Given problem
Retype the listing below line for line, but only from the line with "Emit a Python" down to the line with "fig = plt.figure(figsize=(6.85, 4.13), dpi=100)", inclusive. Pictures stay out.

Entries with chart source code
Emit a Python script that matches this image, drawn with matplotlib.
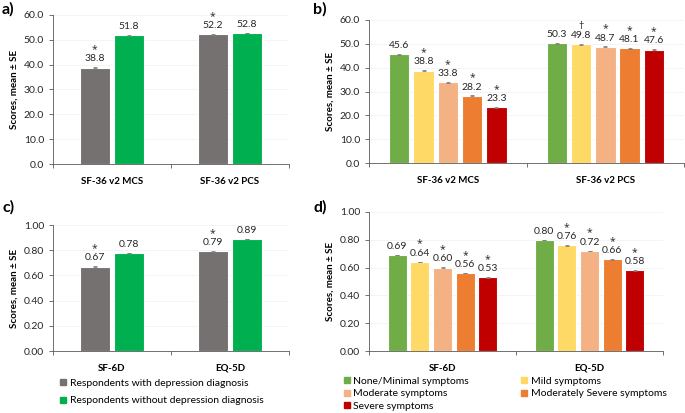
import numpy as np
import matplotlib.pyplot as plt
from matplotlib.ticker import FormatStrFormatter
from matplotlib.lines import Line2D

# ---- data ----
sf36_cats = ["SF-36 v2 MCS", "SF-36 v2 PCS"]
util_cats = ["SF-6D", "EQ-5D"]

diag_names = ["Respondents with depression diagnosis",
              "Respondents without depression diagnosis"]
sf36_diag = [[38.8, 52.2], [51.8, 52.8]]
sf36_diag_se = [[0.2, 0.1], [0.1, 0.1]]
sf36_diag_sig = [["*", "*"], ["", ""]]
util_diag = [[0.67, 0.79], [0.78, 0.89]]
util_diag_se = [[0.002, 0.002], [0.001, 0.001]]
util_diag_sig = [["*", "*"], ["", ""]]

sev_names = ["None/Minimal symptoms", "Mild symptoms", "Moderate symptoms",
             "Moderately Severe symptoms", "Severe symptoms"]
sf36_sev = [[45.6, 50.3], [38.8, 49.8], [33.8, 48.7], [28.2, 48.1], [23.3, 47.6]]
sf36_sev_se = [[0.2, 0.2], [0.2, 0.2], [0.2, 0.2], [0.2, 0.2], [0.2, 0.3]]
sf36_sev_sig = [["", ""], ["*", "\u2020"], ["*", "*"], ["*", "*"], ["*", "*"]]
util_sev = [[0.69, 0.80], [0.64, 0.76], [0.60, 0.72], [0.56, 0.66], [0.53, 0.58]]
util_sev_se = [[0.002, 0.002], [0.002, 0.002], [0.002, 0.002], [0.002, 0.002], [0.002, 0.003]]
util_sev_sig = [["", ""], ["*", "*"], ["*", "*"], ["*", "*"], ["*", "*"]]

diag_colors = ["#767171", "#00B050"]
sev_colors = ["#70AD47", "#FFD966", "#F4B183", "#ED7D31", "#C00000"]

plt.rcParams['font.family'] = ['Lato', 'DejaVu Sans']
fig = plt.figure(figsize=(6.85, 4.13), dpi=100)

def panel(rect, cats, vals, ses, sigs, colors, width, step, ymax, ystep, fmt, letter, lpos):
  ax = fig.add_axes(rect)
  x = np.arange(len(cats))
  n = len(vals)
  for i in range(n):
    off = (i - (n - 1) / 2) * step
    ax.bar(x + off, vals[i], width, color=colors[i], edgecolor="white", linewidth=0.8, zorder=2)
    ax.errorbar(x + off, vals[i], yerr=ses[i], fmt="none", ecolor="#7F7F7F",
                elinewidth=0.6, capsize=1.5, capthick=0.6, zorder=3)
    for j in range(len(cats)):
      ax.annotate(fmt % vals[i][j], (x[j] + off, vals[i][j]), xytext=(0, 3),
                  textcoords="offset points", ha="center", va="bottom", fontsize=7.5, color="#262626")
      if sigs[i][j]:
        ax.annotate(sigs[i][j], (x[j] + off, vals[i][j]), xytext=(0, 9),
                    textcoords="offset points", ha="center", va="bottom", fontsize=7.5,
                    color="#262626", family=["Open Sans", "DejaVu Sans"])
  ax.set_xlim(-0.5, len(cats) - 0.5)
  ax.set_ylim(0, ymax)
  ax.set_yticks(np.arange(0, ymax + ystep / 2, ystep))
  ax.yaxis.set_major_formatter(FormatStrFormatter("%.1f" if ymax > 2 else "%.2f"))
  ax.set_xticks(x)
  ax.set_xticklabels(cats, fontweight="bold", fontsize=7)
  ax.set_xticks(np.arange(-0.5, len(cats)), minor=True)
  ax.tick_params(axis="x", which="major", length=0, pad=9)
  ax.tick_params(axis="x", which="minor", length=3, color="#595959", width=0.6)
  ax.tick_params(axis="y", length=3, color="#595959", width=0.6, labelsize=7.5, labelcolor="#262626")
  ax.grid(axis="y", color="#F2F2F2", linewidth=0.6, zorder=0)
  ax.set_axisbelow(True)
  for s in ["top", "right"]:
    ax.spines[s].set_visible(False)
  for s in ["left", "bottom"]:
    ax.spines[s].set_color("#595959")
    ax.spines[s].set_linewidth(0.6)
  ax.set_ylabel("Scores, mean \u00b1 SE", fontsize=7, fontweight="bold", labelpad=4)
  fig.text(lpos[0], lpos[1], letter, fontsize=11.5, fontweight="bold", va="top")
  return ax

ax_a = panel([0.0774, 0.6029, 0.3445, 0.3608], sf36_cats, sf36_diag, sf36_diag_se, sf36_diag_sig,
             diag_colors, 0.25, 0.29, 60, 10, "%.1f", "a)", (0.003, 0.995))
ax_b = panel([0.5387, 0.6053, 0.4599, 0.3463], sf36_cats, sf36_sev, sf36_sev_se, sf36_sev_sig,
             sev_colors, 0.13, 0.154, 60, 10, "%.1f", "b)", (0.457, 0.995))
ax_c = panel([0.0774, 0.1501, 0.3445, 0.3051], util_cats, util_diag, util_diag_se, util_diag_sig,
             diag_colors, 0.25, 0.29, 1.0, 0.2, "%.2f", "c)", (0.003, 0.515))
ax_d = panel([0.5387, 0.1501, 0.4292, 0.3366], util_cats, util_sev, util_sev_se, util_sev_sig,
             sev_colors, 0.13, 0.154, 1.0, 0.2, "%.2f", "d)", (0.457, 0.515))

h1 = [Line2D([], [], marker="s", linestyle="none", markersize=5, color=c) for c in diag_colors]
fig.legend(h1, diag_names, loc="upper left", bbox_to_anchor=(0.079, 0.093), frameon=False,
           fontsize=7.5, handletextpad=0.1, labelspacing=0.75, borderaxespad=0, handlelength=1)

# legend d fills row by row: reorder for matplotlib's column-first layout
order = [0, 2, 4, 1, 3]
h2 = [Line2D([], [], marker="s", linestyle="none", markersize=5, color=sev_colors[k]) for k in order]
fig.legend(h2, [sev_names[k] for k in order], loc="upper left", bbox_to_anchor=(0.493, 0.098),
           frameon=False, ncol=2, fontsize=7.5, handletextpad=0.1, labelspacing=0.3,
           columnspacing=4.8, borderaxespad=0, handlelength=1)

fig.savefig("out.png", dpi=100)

--

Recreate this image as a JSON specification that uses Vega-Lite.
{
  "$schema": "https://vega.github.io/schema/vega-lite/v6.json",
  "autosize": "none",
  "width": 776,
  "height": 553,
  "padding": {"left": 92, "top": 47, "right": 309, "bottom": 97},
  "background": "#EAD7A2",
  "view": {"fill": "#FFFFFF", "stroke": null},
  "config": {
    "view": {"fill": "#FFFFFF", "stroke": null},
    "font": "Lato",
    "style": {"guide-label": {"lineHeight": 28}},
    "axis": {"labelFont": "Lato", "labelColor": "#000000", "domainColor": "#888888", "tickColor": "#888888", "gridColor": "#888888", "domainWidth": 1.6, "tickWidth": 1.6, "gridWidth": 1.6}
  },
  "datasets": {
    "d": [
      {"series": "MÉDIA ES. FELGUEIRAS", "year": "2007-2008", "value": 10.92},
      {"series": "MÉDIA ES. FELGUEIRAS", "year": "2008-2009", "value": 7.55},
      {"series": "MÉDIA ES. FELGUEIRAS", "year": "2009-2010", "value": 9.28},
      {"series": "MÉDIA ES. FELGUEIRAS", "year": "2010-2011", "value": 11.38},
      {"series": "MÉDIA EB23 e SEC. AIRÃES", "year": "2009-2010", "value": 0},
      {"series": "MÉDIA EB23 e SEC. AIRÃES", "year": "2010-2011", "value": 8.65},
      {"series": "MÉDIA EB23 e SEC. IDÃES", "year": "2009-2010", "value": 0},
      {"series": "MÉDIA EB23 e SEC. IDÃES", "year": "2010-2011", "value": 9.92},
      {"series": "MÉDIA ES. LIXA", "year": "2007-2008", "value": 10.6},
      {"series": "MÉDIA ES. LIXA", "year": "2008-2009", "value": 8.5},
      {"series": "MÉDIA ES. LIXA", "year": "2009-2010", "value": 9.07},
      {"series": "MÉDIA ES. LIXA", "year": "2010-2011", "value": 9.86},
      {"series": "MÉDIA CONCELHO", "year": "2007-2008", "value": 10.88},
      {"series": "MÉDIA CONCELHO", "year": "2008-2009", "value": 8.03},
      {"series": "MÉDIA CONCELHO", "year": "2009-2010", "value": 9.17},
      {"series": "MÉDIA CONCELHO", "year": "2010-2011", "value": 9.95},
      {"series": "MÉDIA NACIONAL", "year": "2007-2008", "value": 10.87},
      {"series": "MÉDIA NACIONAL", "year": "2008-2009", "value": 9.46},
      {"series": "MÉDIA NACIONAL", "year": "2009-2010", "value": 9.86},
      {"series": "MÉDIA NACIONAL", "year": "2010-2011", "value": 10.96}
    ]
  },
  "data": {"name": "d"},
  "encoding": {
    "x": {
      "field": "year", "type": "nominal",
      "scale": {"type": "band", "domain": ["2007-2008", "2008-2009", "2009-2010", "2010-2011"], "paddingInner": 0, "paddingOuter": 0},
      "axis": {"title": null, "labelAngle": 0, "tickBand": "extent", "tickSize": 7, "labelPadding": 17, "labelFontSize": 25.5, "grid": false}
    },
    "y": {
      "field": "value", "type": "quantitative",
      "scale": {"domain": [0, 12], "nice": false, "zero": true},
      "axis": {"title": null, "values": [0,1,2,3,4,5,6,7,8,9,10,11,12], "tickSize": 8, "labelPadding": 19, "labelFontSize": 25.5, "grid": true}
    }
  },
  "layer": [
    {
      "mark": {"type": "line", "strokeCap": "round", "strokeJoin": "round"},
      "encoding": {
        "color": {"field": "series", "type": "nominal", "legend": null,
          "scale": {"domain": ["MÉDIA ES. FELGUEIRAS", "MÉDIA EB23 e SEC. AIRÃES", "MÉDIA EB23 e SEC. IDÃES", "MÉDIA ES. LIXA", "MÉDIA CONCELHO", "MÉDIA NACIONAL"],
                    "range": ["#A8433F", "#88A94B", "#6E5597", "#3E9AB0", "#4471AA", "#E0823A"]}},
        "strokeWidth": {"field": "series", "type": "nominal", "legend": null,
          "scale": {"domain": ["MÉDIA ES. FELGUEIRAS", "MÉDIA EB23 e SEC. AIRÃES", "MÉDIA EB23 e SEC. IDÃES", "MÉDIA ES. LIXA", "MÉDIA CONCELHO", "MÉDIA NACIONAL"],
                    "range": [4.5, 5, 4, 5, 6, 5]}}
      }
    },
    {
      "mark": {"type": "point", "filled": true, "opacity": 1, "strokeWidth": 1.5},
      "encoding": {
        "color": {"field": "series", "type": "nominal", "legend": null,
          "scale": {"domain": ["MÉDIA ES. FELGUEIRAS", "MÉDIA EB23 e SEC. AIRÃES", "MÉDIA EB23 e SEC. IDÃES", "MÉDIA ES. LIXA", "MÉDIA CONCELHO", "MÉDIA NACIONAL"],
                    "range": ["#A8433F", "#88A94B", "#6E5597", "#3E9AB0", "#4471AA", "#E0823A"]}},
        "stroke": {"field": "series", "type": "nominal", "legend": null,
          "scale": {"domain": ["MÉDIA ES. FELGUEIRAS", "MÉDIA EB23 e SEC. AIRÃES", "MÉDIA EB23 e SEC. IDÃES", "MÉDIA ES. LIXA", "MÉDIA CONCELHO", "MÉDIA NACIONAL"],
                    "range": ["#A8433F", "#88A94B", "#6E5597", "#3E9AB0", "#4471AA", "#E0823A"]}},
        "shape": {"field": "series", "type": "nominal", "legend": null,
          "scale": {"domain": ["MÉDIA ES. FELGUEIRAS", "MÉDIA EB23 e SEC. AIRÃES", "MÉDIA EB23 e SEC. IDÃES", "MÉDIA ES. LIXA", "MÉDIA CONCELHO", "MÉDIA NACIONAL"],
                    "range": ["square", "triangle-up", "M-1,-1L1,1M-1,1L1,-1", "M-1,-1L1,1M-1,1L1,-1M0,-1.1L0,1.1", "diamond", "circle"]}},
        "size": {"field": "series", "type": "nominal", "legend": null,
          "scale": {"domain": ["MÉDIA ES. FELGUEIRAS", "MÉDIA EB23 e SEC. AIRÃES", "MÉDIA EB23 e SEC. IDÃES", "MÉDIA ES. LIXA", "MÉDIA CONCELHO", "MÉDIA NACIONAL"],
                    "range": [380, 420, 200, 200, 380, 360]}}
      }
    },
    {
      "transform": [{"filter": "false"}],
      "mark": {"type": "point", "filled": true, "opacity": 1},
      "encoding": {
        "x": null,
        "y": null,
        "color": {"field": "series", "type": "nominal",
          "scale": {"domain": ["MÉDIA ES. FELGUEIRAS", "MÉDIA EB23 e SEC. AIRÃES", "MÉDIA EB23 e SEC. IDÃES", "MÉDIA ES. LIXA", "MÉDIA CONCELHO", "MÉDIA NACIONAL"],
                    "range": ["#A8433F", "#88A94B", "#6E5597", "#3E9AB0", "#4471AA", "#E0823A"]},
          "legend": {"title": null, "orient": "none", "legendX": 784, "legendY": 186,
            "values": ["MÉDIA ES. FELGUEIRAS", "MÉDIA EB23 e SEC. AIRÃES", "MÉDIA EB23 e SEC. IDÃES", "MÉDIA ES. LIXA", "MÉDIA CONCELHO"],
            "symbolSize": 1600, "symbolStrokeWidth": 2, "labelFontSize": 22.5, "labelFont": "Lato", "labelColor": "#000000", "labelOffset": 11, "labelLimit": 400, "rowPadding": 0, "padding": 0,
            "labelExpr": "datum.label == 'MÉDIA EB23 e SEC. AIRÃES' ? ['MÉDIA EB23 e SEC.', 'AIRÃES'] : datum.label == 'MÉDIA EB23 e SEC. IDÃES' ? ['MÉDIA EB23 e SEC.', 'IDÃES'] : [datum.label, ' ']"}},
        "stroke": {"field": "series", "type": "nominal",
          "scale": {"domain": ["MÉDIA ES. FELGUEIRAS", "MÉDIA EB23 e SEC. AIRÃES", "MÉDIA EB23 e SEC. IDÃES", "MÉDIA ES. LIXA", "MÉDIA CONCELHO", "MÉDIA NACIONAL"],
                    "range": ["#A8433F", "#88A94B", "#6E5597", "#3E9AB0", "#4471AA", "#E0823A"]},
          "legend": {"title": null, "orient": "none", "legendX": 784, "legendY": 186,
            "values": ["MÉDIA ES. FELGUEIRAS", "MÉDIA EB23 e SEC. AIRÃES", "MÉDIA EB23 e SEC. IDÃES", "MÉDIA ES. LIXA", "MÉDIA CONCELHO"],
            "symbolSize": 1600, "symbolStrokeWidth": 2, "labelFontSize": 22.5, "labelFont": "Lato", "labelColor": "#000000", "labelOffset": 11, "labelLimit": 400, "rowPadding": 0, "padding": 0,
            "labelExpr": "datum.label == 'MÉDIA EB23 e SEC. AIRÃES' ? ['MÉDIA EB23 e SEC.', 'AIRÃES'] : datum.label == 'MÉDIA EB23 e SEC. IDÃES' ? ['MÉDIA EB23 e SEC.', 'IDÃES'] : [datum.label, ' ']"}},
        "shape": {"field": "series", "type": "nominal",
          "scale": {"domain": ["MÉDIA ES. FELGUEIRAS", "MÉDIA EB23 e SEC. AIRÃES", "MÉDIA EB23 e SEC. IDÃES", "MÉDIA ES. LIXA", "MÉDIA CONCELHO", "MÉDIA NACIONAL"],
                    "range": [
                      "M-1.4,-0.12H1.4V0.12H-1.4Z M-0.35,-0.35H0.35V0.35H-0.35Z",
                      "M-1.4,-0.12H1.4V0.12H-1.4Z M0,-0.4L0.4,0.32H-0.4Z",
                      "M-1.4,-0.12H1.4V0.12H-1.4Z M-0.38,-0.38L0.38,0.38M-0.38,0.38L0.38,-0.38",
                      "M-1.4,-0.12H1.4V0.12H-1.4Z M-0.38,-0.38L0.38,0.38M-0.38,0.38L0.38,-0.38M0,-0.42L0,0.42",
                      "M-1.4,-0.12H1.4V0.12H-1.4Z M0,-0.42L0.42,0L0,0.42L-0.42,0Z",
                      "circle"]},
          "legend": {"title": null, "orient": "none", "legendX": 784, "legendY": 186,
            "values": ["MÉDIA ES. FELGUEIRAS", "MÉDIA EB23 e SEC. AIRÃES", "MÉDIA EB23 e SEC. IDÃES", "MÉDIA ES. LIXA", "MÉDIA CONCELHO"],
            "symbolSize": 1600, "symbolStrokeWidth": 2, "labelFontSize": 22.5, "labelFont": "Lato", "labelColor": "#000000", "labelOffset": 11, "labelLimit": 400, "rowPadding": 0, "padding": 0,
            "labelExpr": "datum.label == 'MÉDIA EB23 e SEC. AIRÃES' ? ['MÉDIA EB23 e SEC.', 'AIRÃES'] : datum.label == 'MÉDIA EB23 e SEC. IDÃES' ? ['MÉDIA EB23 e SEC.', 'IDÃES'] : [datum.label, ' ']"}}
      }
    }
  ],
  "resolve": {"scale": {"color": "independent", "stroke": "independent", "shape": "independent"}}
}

Full answer
Emit a Python script that matches this image, drawn with matplotlib.
import numpy as np
import matplotlib.pyplot as plt
from matplotlib.ticker import FormatStrFormatter
from matplotlib.lines import Line2D

# ---- data ----
sf36_cats = ["SF-36 v2 MCS", "SF-36 v2 PCS"]
util_cats = ["SF-6D", "EQ-5D"]

diag_names = ["Respondents with depression diagnosis",
              "Respondents without depression diagnosis"]
sf36_diag = [[38.8, 52.2], [51.8, 52.8]]
sf36_diag_se = [[0.2, 0.1], [0.1, 0.1]]
sf36_diag_sig = [["*", "*"], ["", ""]]
util_diag = [[0.67, 0.79], [0.78, 0.89]]
util_diag_se = [[0.002, 0.002], [0.001, 0.001]]
util_diag_sig = [["*", "*"], ["", ""]]

sev_names = ["None/Minimal symptoms", "Mild symptoms", "Moderate symptoms",
             "Moderately Severe symptoms", "Severe symptoms"]
sf36_sev = [[45.6, 50.3], [38.8, 49.8], [33.8, 48.7], [28.2, 48.1], [23.3, 47.6]]
sf36_sev_se = [[0.2, 0.2], [0.2, 0.2], [0.2, 0.2], [0.2, 0.2], [0.2, 0.3]]
sf36_sev_sig = [["", ""], ["*", "\u2020"], ["*", "*"], ["*", "*"], ["*", "*"]]
util_sev = [[0.69, 0.80], [0.64, 0.76], [0.60, 0.72], [0.56, 0.66], [0.53, 0.58]]
util_sev_se = [[0.002, 0.002], [0.002, 0.002], [0.002, 0.002], [0.002, 0.002], [0.002, 0.003]]
util_sev_sig = [["", ""], ["*", "*"], ["*", "*"], ["*", "*"], ["*", "*"]]

diag_colors = ["#767171", "#00B050"]
sev_colors = ["#70AD47", "#FFD966", "#F4B183", "#ED7D31", "#C00000"]

plt.rcParams['font.family'] = ['Lato', 'DejaVu Sans']
fig = plt.figure(figsize=(6.85, 4.13), dpi=100)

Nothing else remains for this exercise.